Tough times appear to lie ahead for Asia's markets. Is this cause for fear or an opportunity for investors?
Maybe some degree of caution is warranted, yes. There is no respite from negative headlines on trade. No respite from concerns over the tightening of monetary policy by the U.S. Fed. And no respite from an S&P 500 Index that is struggling to achieve new highs. I do think it best to be a little cautious. But I say that as one of life's cautious, conservative types—at least when it comes to investment.
Is there nothing that gives me cause for optimism at the moment? Well, yes, one thing—valuations.
Valuations are nowhere near as stretched in Asia as they are in the U.S., in my view. As I write this, the broad U.S. market is trading at about 17X next year's forecasted earnings.

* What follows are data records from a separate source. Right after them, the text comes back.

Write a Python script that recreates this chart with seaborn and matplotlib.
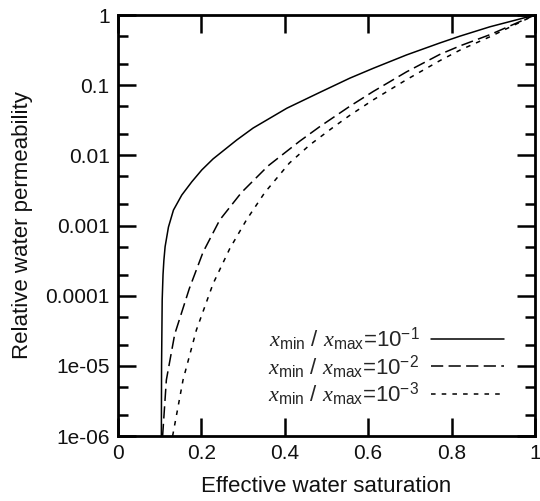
import seaborn as sns
import matplotlib.pyplot as plt
import matplotlib.ticker as mticker
import pandas as pd

# curves (effective saturation, relative permeability)
sat_1 = [0.104, 0.1045, 0.106, 0.108, 0.110, 0.113, 0.121, 0.133, 0.153, 0.177, 0.201, 0.228,
         0.285, 0.324, 0.405, 0.484, 0.556, 0.612, 0.692, 0.772, 0.820, 0.892, 1.0]
krw_1 = [1e-6, 1e-5, 8.7e-5, 2.0e-4, 3.16e-4, 5.0e-4, 9.5e-4, 1.66e-3, 2.72e-3, 4.2e-3, 6.2e-3, 8.9e-3,
         0.0166, 0.0245, 0.047, 0.079, 0.126, 0.174, 0.27, 0.40, 0.50, 0.68, 1.0]

sat_2 = [0.107, 0.116, 0.136, 0.171, 0.204, 0.244, 0.296, 0.36, 0.435, 0.484,
         0.556, 0.612, 0.692, 0.772, 0.820, 0.892, 1.0]
krw_2 = [1e-6, 6.3e-6, 2.82e-5, 1.26e-4, 4.17e-4, 1.2e-3, 2.95e-3, 7.08e-3, 0.0158, 0.0257,
         0.0501, 0.0813, 0.155, 0.275, 0.363, 0.525, 1.0]

sat_3 = [0.131, 0.156, 0.188, 0.228, 0.268, 0.308, 0.352, 0.411, 0.460, 0.516,
         0.556, 0.612, 0.692, 0.772, 0.820, 0.892, 1.0]
krw_3 = [1e-6, 6.3e-6, 3.24e-5, 1.48e-4, 4.68e-4, 1.2e-3, 2.95e-3, 7.76e-3, 0.0141, 0.0251,
         0.0372, 0.0617, 0.120, 0.224, 0.316, 0.49, 1.0]

labels = [r'$x_{\mathrm{min}}$ / $x_{\mathrm{max}}$=10$^{-1}$',
          r'$x_{\mathrm{min}}$ / $x_{\mathrm{max}}$=10$^{-2}$',
          r'$x_{\mathrm{min}}$ / $x_{\mathrm{max}}$=10$^{-3}$']

ytick_vals = [1e-6, 1e-5, 1e-4, 1e-3, 1e-2, 1e-1, 1]
ytick_text = ['1e-06', '1e-05', '0.0001', '0.001', '0.01', '0.1', '1']
xtick_vals = [0, 0.2, 0.4, 0.6, 0.8, 1]
xtick_text = ['0', '0.2', '0.4', '0.6', '0.8', '1']

sns.set_style('ticks')
plt.rcParams['font.family'] = ['Liberation Sans', 'DejaVu Sans']
plt.rcParams['mathtext.fontset'] = 'custom'
plt.rcParams['mathtext.rm'] = 'Liberation Sans'
plt.rcParams['mathtext.it'] = 'Liberation Serif:italic'
plt.rcParams['mathtext.bf'] = 'Liberation Sans:bold'
plt.rcParams['mathtext.sf'] = 'Liberation Sans'

fig = plt.figure(figsize=(5.4, 5.01), dpi=100)
ax = fig.add_axes([0.2185, 0.1297, 0.7722, 0.8403])

curves = [(sat_1, krw_1, '-', None), (sat_2, krw_2, '--', (8, 3.5)), (sat_3, krw_3, '--', (3, 4))]
for (s, k, ls, dash), lab in zip(curves, labels):
    df = pd.DataFrame({'sat': s, 'krw': k})
    sns.lineplot(data=df, x='sat', y='krw', ax=ax, color='black', lw=1.1,
                 linestyle=ls, label=lab, estimator=None, sort=False)
    if dash is not None:
        ax.lines[-1].set_dashes(dash)

ax.set_yscale('log')
ax.set_xlim(0, 1)
ax.set_ylim(1e-6, 1)
ax.set_yticks(ytick_vals, labels=ytick_text)
ax.yaxis.set_minor_locator(mticker.LogLocator(base=10, subs=(2, 5)))
ax.yaxis.set_minor_formatter(mticker.NullFormatter())
ax.set_xticks(xtick_vals, labels=xtick_text)
ax.xaxis.set_minor_locator(mticker.NullLocator())

ax.tick_params(which='both', direction='in', top=True, right=True, width=1.8,
               labelsize=15, color='black', labelcolor='#111111')
ax.tick_params(which='major', length=13, pad=6)
ax.tick_params(which='minor', length=7)
for sp in ax.spines.values():
    sp.set_linewidth(2.0)
    sp.set_color('black')

ax.set_xlabel('Effective water saturation', fontsize=16, color='#111111', labelpad=9)
ax.set_ylabel('Relative water permeability', fontsize=16, color='#111111', labelpad=9)

ax.legend(loc='lower right', bbox_to_anchor=(0.952, 0.04), frameon=False,
          markerfirst=False, fontsize=16, handlelength=3.3,
          labelspacing=0.0, handletextpad=0.5, borderpad=0)

fig.savefig('out.png', dpi=100)
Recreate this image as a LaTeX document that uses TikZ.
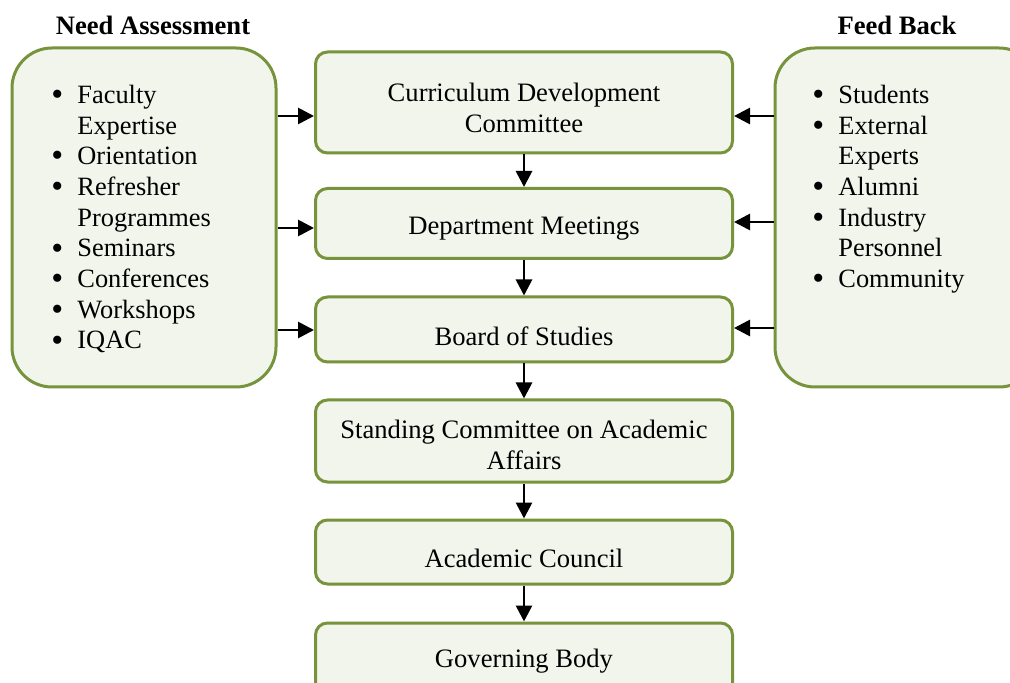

And these earnings are based on high margins, historically speaking. So, it is difficult to see average earnings in the U.S. growing at more than low single digits. Asia, on the other hand, is currently trading at just 14.5X next year's earnings, off margins that have been declining over the past few years—although they appear to have troughed.
Overall, valuations in Asia look reasonable to me in an absolute sense. They look attractive in a global context. And they also look attractive given that long-term structural economic growth and the medium-term profit cycles across Asia look favorable.
The pushback I often get with this kind of comment is: “Yes, but valuations don't help me if the dollar is strong and markets are weak!” And yes, over the short term that is true. It is hard to time the markets at all; it is even harder if you seek to do so from valuations alone. But that is not what I am trying to do.